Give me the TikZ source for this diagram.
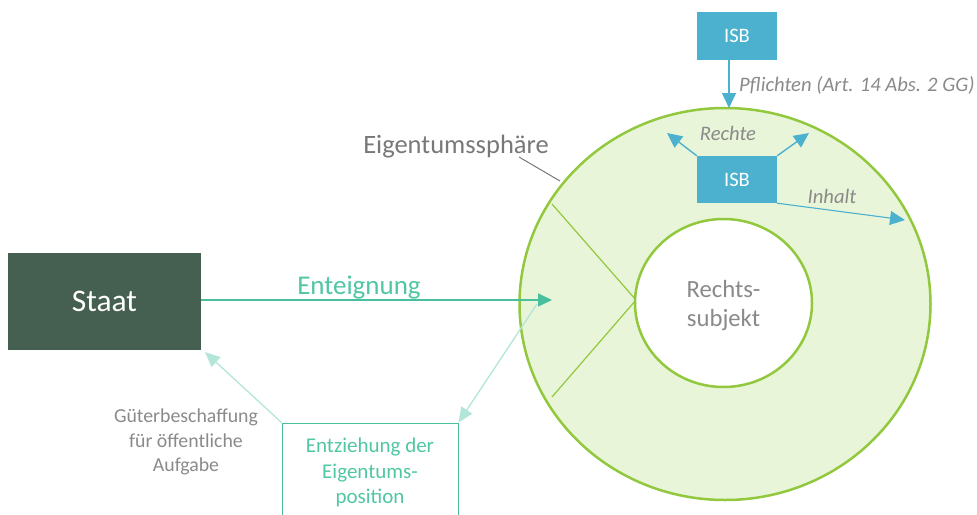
\documentclass[tikz,border=0pt]{standalone}
\usepackage{fontspec}
\setmainfont{Carlito}
\usetikzlibrary{arrows.meta,shapes.geometric}

\definecolor{staatgreen}{RGB}{69,95,80}
\definecolor{isbblue}{RGB}{76,177,207}
\definecolor{ringgreen}{RGB}{146,200,62}
\definecolor{ringfill}{RGB}{233,245,216}
\definecolor{tealline}{RGB}{72,192,158}
\definecolor{tealtext}{RGB}{80,198,162}
\definecolor{paleteal}{RGB}{178,230,216}
\definecolor{labelgray}{RGB}{138,138,138}
\definecolor{leadergray}{RGB}{120,120,120}

\begin{document}
\begin{tikzpicture}[x=1pt,y=-1pt,
  ring/.style={ellipse, draw=ringgreen, line width=2.5pt, inner sep=0pt},
  isbbox/.style={fill=isbblue, text=white, minimum width=80pt, inner sep=0pt,
    font=\fontsize{20.5}{24}\selectfont},
  bluearrow/.style={draw=isbblue, line width=1.4pt,
    -{Triangle[length=15pt,width=14pt]}, isbblue},
  palearrow/.style={draw=paleteal, line width=1.3pt,
    -{Triangle[length=15pt,width=13pt]}, paleteal},
  italiclabel/.style={text=labelgray, inner sep=0pt,
    font=\itshape\fontsize{20.6}{24}\selectfont},
  graylabel/.style={text=labelgray, inner sep=0pt, align=center},
]
\clip (0,0) rectangle (977,514);
\useasboundingbox (0,0) rectangle (977,514);

% property sphere (outer ring)
\node[ring, fill=ringfill, minimum width=411pt, minimum height=392pt]
  (sphere) at (725,304) {};

% wedge inside the sphere
\coordinate (wedgeTop) at (552,204);
\coordinate (wedgeApex) at (636,300);
\coordinate (wedgeBottom) at (552,397);
\draw[ringgreen, line width=1.2pt] (wedgeTop) -- (wedgeApex) -- (wedgeBottom);

% legal subject (inner circle)
\node[ring, fill=white, minimum width=177pt, minimum height=168pt]
  (subject) at (723.5,303) {};
\node[text=labelgray, align=center, inner sep=0pt,
  font=\fontsize{24.7}{29}\selectfont]
  (subjectLabel) at (723.5,306) {Rechts-\\subjekt};

% ISB boxes
\node[isbbox, minimum height=48pt] (isbTop) at (737,36) {ISB};
\node[isbbox, minimum height=47pt] (isbIn) at (737,179.5) {ISB};

% state
\node[fill=staatgreen, text=white, minimum width=193pt, minimum height=97pt,
  inner sep=0pt, font=\fontsize{31.5}{37}\selectfont]
  (staat) at (104.5,301.5) {Staat};

% withdrawal of the property position
\node[draw=tealline, line width=1pt, minimum width=176pt, minimum height=99pt,
  inner sep=0pt, text=tealtext, align=center,
  font=\fontsize{21}{25.5}\selectfont]
  (entz) at (370,472.5) {Entziehung der\\Eigentums-\\position};

% arrows of the ISB
\coordinate (dutyTip) at (729,108);
\coordinate (rightsLeft) at (667,133);
\coordinate (rightsRight) at (809,133);
\coordinate (contentTip) at (905,220);
\draw[bluearrow] (isbTop.south -| dutyTip) -- (dutyTip);
\draw[bluearrow] (isbIn.north west) -- (rightsLeft);
\draw[bluearrow] (isbIn.north east) -- (rightsRight);
\draw[bluearrow, line width=1.1pt] (isbIn.south east) -- (contentTip);

% expropriation
\coordinate (enteignTip) at (552,300);
\coordinate (withdrawStart) at (537,304);
\coordinate (staatTip) at (205,352);
\draw[palearrow] (withdrawStart) -- (entz.north east);
\draw[palearrow] (entz.north west) -- (staatTip);
\draw[draw=tealline, line width=1.6pt, -{Triangle[length=14pt,width=13pt]},
  tealline] (staat.east |- enteignTip) -- (enteignTip);

% leader line of the sphere label
\coordinate (leaderStart) at (519,157);
\coordinate (leaderEnd) at (560,181);
\draw[leadergray, line width=1pt] (leaderStart) -- (leaderEnd);

% labels
\node[anchor=base, text=tealtext, inner sep=0pt,
  font=\fontsize{27}{32}\selectfont] (enteignLabel) at (359,294) {Enteignung};
\node[anchor=base, text=leadergray, inner sep=0pt,
  font=\fontsize{26.5}{31}\selectfont] (sphereLabel) at (456,153) {Eigentumssphäre};
\node[italiclabel, anchor=base west] (dutyLabel) at (739,91)
  {Pflichten (Art. 14 Abs. 2 GG)};
\node[italiclabel, anchor=base] (rightsLabel) at (728,140) {Rechte};
\node[italiclabel, anchor=base] (contentLabel) at (832,203) {Inhalt};
\node[graylabel, font=\fontsize{19.8}{24.5}\selectfont] (procureLabel)
  at (186,442) {Güterbeschaffung\\für öffentliche\\Aufgabe};
\end{tikzpicture}
\end{document}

++++++++

● Instruction: Omit the pictures, and quote the material above exactly as given.

● Response to this task:
Give me the TikZ source for this diagram.
\documentclass[tikz,border=0pt]{standalone}
\usepackage{fontspec}
\setmainfont{Carlito}
\usetikzlibrary{arrows.meta,shapes.geometric}

\definecolor{staatgreen}{RGB}{69,95,80}
\definecolor{isbblue}{RGB}{76,177,207}
\definecolor{ringgreen}{RGB}{146,200,62}
\definecolor{ringfill}{RGB}{233,245,216}
\definecolor{tealline}{RGB}{72,192,158}
\definecolor{tealtext}{RGB}{80,198,162}
\definecolor{paleteal}{RGB}{178,230,216}
\definecolor{labelgray}{RGB}{138,138,138}
\definecolor{leadergray}{RGB}{120,120,120}

\begin{document}
\begin{tikzpicture}[x=1pt,y=-1pt,
  ring/.style={ellipse, draw=ringgreen, line width=2.5pt, inner sep=0pt},
  isbbox/.style={fill=isbblue, text=white, minimum width=80pt, inner sep=0pt,
    font=\fontsize{20.5}{24}\selectfont},
  bluearrow/.style={draw=isbblue, line width=1.4pt,
    -{Triangle[length=15pt,width=14pt]}, isbblue},
  palearrow/.style={draw=paleteal, line width=1.3pt,
    -{Triangle[length=15pt,width=13pt]}, paleteal},
  italiclabel/.style={text=labelgray, inner sep=0pt,
    font=\itshape\fontsize{20.6}{24}\selectfont},
  graylabel/.style={text=labelgray, inner sep=0pt, align=center},
]
\clip (0,0) rectangle (977,514);
\useasboundingbox (0,0) rectangle (977,514);

% property sphere (outer ring)
\node[ring, fill=ringfill, minimum width=411pt, minimum height=392pt]
  (sphere) at (725,304) {};

% wedge inside the sphere
\coordinate (wedgeTop) at (552,204);
\coordinate (wedgeApex) at (636,300);
\coordinate (wedgeBottom) at (552,397);
\draw[ringgreen, line width=1.2pt] (wedgeTop) -- (wedgeApex) -- (wedgeBottom);

% legal subject (inner circle)
\node[ring, fill=white, minimum width=177pt, minimum height=168pt]
  (subject) at (723.5,303) {};
\node[text=labelgray, align=center, inner sep=0pt,
  font=\fontsize{24.7}{29}\selectfont]
  (subjectLabel) at (723.5,306) {Rechts-\\subjekt};

% ISB boxes
\node[isbbox, minimum height=48pt] (isbTop) at (737,36) {ISB};
\node[isbbox, minimum height=47pt] (isbIn) at (737,179.5) {ISB};

% state
\node[fill=staatgreen, text=white, minimum width=193pt, minimum height=97pt,
  inner sep=0pt, font=\fontsize{31.5}{37}\selectfont]
  (staat) at (104.5,301.5) {Staat};

% withdrawal of the property position
\node[draw=tealline, line width=1pt, minimum width=176pt, minimum height=99pt,
  inner sep=0pt, text=tealtext, align=center,
  font=\fontsize{21}{25.5}\selectfont]
  (entz) at (370,472.5) {Entziehung der\\Eigentums-\\position};

% arrows of the ISB
\coordinate (dutyTip) at (729,108);
\coordinate (rightsLeft) at (667,133);
\coordinate (rightsRight) at (809,133);
\coordinate (contentTip) at (905,220);
\draw[bluearrow] (isbTop.south -| dutyTip) -- (dutyTip);
\draw[bluearrow] (isbIn.north west) -- (rightsLeft);
\draw[bluearrow] (isbIn.north east) -- (rightsRight);
\draw[bluearrow, line width=1.1pt] (isbIn.south east) -- (contentTip);

% expropriation
\coordinate (enteignTip) at (552,300);
\coordinate (withdrawStart) at (537,304);
\coordinate (staatTip) at (205,352);
\draw[palearrow] (withdrawStart) -- (entz.north east);
\draw[palearrow] (entz.north west) -- (staatTip);
\draw[draw=tealline, line width=1.6pt, -{Triangle[length=14pt,width=13pt]},
  tealline] (staat.east |- enteignTip) -- (enteignTip);

% leader line of the sphere label
\coordinate (leaderStart) at (519,157);
\coordinate (leaderEnd) at (560,181);
\draw[leadergray, line width=1pt] (leaderStart) -- (leaderEnd);

% labels
\node[anchor=base, text=tealtext, inner sep=0pt,
  font=\fontsize{27}{32}\selectfont] (enteignLabel) at (359,294) {Enteignung};
\node[anchor=base, text=leadergray, inner sep=0pt,
  font=\fontsize{26.5}{31}\selectfont] (sphereLabel) at (456,153) {Eigentumssphäre};
\node[italiclabel, anchor=base west] (dutyLabel) at (739,91)
  {Pflichten (Art. 14 Abs. 2 GG)};
\node[italiclabel, anchor=base] (rightsLabel) at (728,140) {Rechte};
\node[italiclabel, anchor=base] (contentLabel) at (832,203) {Inhalt};
\node[graylabel, font=\fontsize{19.8}{24.5}\selectfont] (procureLabel)
  at (186,442) {Güterbeschaffung\\für öffentliche\\Aufgabe};
\end{tikzpicture}
\end{document}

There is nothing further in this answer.